Bank Of America To Cut Investment Banker Pay By 25 Percent: Report

BofA Investment Bankers Told To Brace For Huge Pay Cut

First it was the layoff announcements. Now it's time for pay cuts.

A new type of structural adjustment continues to plague one of America's most iconic banks. Bank Of America officials reportedly told investment bankers to prepare for pay packages an average of 25 percent smaller than last year, Bloomberg reports. As average overall compensation for a BofA investment banking associate was $163,438 as of October, according to Glassdoor.com, that figure would seem likely to remain in six-figure territory.

The announcement comes one day after reports emerged that the company plans to cut costs by as much as $8 billion per year in neat future, according to a separate Bloomberg report. The bank, which recently surrendered the title of largest in the country, announced late last year that it would slash 30,000 jobs over the next few years to compensate for the bank's mortgage unit and new regulations, both of which have hurt BofA's bottom line.

The bank has had a rough few years, with company stock plunging 63 percent between 2010 and 2011. The bank also lost $14 billion last year from legal settlements tied to mortgages alone. That's not to say the bank isn't profitable. BofA netted $2 billion in profits during the last three months of 2011, reversing a loss from the same time in 2010.

But BofA employees aren't the only Wall Street workers that will have to face the consequences of an industry in transition.
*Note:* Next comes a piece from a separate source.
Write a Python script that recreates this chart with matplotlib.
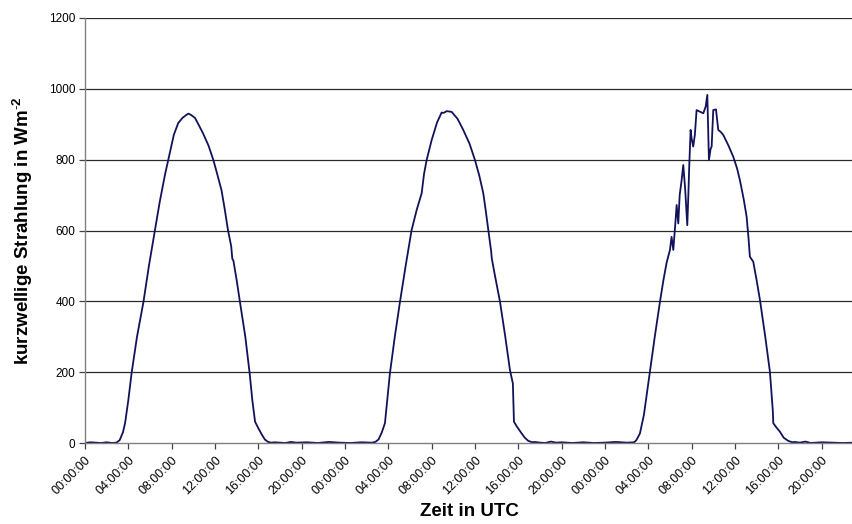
import matplotlib
matplotlib.use("Agg")
import matplotlib.pyplot as plt

plt.rcParams['font.family'] = ['Liberation Sans', 'DejaVu Sans']
plt.rcParams['mathtext.fontset'] = 'custom'
plt.rcParams['mathtext.bf'] = 'Liberation Sans:bold'
plt.rcParams['mathtext.rm'] = 'Liberation Sans'

# Shortwave radiation over three days (time in hours since start, W/m^2)
hours = [
    0.0, 0.5, 1.0, 1.5, 2.0, 2.5, 2.9, 3.2, 3.5, 3.7, 4.0, 4.3, 4.8, 5.4, 5.9,
    6.46, 6.9, 7.4, 7.85, 8.2, 8.6, 9.0, 9.3, 9.55, 9.8, 10.15, 10.5, 10.9,
    11.4, 11.85, 12.2, 12.6, 12.9, 13.2, 13.5, 13.6, 13.7, 14.0, 14.3, 14.8,
    15.2, 15.45, 15.7, 16.0, 16.3, 16.6, 16.9, 17.2,
    17.5, 18.5, 19.0, 19.5, 20.5, 21.5, 22.5, 23.5, 24.5, 25.5, 26.5, 26.8,
    27.1, 27.4, 27.69, 28.15, 28.6, 29.08, 29.6, 30.15, 30.62, 31.08, 31.3,
    31.54, 32.0, 32.5, 32.92, 33.1, 33.4, 33.85, 34.4, 34.92, 35.5, 36.0,
    36.4, 36.77, 37.0, 37.23, 37.5, 37.55, 37.8, 38.31, 38.8, 39.23, 39.5,
    39.6, 39.9, 40.31, 40.6, 40.92, 41.3,
    41.5, 42.0, 42.5, 43.0, 43.5, 44.0, 45.0, 46.0, 47.0, 48.0, 49.0, 50.0,
    50.7,
    50.9, 51.23, 51.6, 52.15, 52.6, 53.08, 53.4, 53.7, 54.0, 54.15, 54.25,
    54.31, 54.5, 54.62, 54.77, 54.9, 55.08, 55.23, 55.4, 55.6, 55.7, 55.78,
    55.91, 56.0, 56.15, 56.3, 56.46, 56.8, 57.08, 57.3, 57.45, 57.6, 57.75,
    57.85, 58.0, 58.25, 58.46, 58.7, 58.92, 59.4, 59.85, 60.2, 60.46, 60.8,
    61.08, 61.25, 61.38, 61.69, 62.0, 62.31, 62.8, 63.23, 63.5, 63.54, 63.8,
    64.15, 64.5, 64.92, 65.3,
    65.5, 66.0, 66.5, 67.0, 68.0, 69.0, 70.0, 71.0,
]

radiation = [
    0, 2, 1, 0, 2, 0, 1, 8, 30, 56, 121, 197, 300, 399, 500,
    601, 681, 760, 822, 870, 903, 918, 925, 930, 926, 918, 898, 874,
    840, 799, 760, 714, 660, 601, 555, 520, 515, 460, 399, 300,
    197, 120, 60, 42, 25, 10, 3, 1,
    2, 0, 3, 1, 2, 0, 3, 1, 0, 2, 1, 3,
    10, 30, 56, 197, 300, 399, 500, 601, 658, 705, 760,
    799, 855, 905, 933, 932, 937, 935, 915, 884, 845, 799,
    755, 705, 655, 601, 540, 522, 480, 399, 300, 206, 168,
    60, 45, 27, 15, 6, 2,
    3, 1, 0, 4, 1, 2, 0, 2, 0, 1, 3, 1,
    2,
    8, 27, 80, 201, 300, 399, 460, 510, 545, 582, 560,
    545, 620, 672, 620, 700, 742, 785, 720, 615, 700, 780,
    884, 860, 837, 870, 940, 935, 931, 950, 983, 799, 830,
    837, 940, 942, 884, 878, 870, 840, 808, 775, 742, 690,
    639, 580, 526, 512, 460, 404, 300, 201, 90, 56, 45,
    32, 15, 6, 2,
    3, 1, 4, 0, 2, 1, 0, 1,
]

tick_hours = list(range(0, 72, 4))
tick_labels = ["00:00:00", "04:00:00", "08:00:00", "12:00:00", "16:00:00", "20:00:00"] * 3
y_ticks = [0, 200, 400, 600, 800, 1000, 1200]

fig = plt.figure(figsize=(8.53, 5.24), dpi=100)
ax = fig.add_axes([85 / 853, 1 - 443 / 524, 1 - 85 / 853, (443 - 18) / 524])

ax.plot(hours, radiation, color='#12125a', lw=1.3, solid_joinstyle='round')

ax.set_xlim(0, 70.9)
ax.set_ylim(0, 1200)
ax.set_yticks(y_ticks)
ax.set_yticklabels([str(v) for v in y_ticks], fontsize=8.5)
ax.set_xticks(tick_hours)
ax.set_xticklabels(tick_labels, fontsize=9, rotation=45, ha='right', va='top',
                   rotation_mode='anchor')

for v in y_ticks[1:]:
    ax.axhline(v, color='#2a2a2a', lw=0.9, zorder=0)

for side in ('top', 'right'):
    ax.spines[side].set_visible(False)
for side in ('left', 'bottom'):
    ax.spines[side].set_color('#808080')
    ax.spines[side].set_linewidth(1.0)

ax.tick_params(axis='both', direction='out', length=4, width=0.9, color='#404040',
               pad=3)
ax.tick_params(axis='x', pad=4)

ax.set_xlabel("Zeit in UTC", fontsize=13.5, fontweight='bold', labelpad=4)
ax.set_ylabel("kurzwellige Strahlung in Wm$^{\\mathbf{\\text{-}2}}$", fontsize=13.5,
              fontweight='bold', labelpad=10)

fig.savefig("out.png", dpi=100)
Wall Street firms as a whole will likely slash their compensation pools to the lowest levels since the financial crisis in 2008, according to the Wall Street Journal.

The sordid details of pay packages at some banks are already trickling out. Morgan Stanley announced earlier this month that it would cap all cash bonuses at $125,000, according to The New York Times.

One employee at Goldman Sachs told CNBC that the bank's bonus day last week was a "bloodbath," as some junior workers found out they wouldn't be taking home any bonus at all this year. In addition, the bank reportedly slashed the pay of some high-level employees by half, the WSJ reports.